# WANTING Stark Industries modified 737



## MartinHatfield (Apr 11, 2004)

Hey guys, does anyone make a model of the modified 737 corporate jet seen in the Iron Man and Avengers movies?

I would like to find one in 1/72 scale. I also want to make or get the correct decals for it.


----------



## mach7 (Mar 25, 2002)

I never saw the movie, so I've never seen the modified version.

I believe there are a few versions out in 1/144 and 1/200. I'm pretty sure welsh models has a few versions in 1/72 but they are vac formed.

What version is it? I'm kind of familiar with the 737 line ;-)

I'm guessing its a -700 next gen? with winglets?

Any way if you figure out what kit and additions are needed, I can get you close up photos of just about any exterior/cockpit part if you need references.


----------



## Richard Baker (Aug 8, 2006)

http://4.bp.blogspot.com/_dtCJxSHT7Ac/SDTiF7l26rI/AAAAAAAAAEA/UWlTf_uHaW0/s1600/StarkJetV2Web.jpg


----------



## mach7 (Mar 25, 2002)

Ok, I found this:



It looks to be a 737-400 with a new back end, wingtips, and goofy engine inlets.

Welsh models does not make a 1/72 -400. They make a -300. The big difference is the length of the fuselage and the overwing exits. The -400 is longer and has 2 overwing exits on each side. 

Minicraft makes a 1/144 scale -400.

You can modify the Welsh into a -400, but you will need to add the 2nd overwing exit. The longer fuselage could be made by taking the existing fuselage, molding a section with the overawing exit in it out of clay, just press a block of clay into the fuselage you want to get the impression. I would think 6 inches would work. Dry the clay, then vac form a new section. Splice it in and Bobs your uncle, your set. 

It's an un airworthy design, but looks cool.


----------



## miniature sun (May 1, 2005)

The tail end looks remarkably similar in shape to the engine shroud fitted to the Space Shuttle when it was transported on the back of the 747.


----------



## John P (Sep 1, 1999)

Looks cool. I assume the new inlets are for a third engine? Seems kinda pointless to streamline the back end of a bus like that.


----------



## Richard Baker (Aug 8, 2006)

John P said:


> Looks cool. I assume the new inlets are for a third engine? Seems kinda pointless to streamline the back end of a bus like that.


It does fit Stark's passion for things looking cool- may not be the most practical way to engineer something but if it looks great then go for it.


----------



## mach7 (Mar 25, 2002)

Is there a 3rd engine in the back?

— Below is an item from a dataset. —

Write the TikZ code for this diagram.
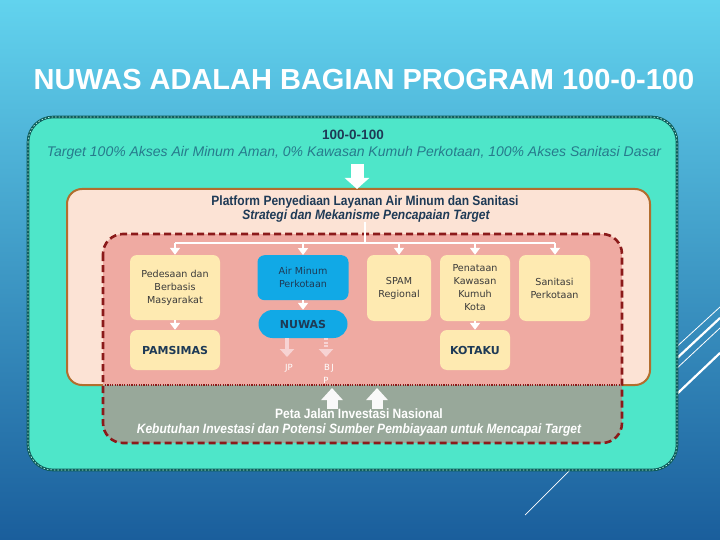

This is the only photo I could find. Are there any good photos of the back?

The inlets don't look like engine inlets to me, but hollywood would not care about that. Is it supposed to be for a new kind of propulsion?

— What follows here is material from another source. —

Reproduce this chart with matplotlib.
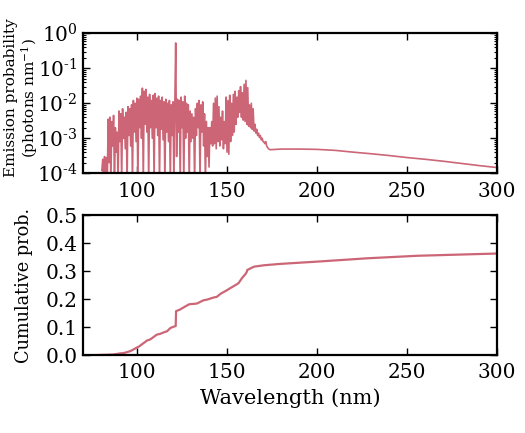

The rear stabilizers would not be hard to make. 

Looking at it again it looks like it might not be a full -400 length behind the wing. That would imply something with a lot of mass back there to make up for the lost mass of the length. I don't see any control surface's on the rear stabilizers, and they don't look wide enough to carry any, but something has to be back there to control pitch/roll.

So whatever kit you decide on cut the fuselage behind the wing, remove about 3-7 window rows (just a wag) and reattach. putty the seem and fill the rudder mounts. It looks to me like you could cut some .010 sheet styrene to form the rear inlets, glue and putty. For the rear stabs just laminate some plastic to shape and add the "winglets". The drop winglets on the wing would be done the same way.

The wing engines are going to be a problem. You could try building the engines then immersing them in hot water to soften them and reshaping by hand, but I think that would be hard to get them to look right.


----------



## Mr. Wabac (Nov 9, 2002)

Isn't the old Aurora 737 (100 or 200 Series) in approximately 1/72nd scale ?


----------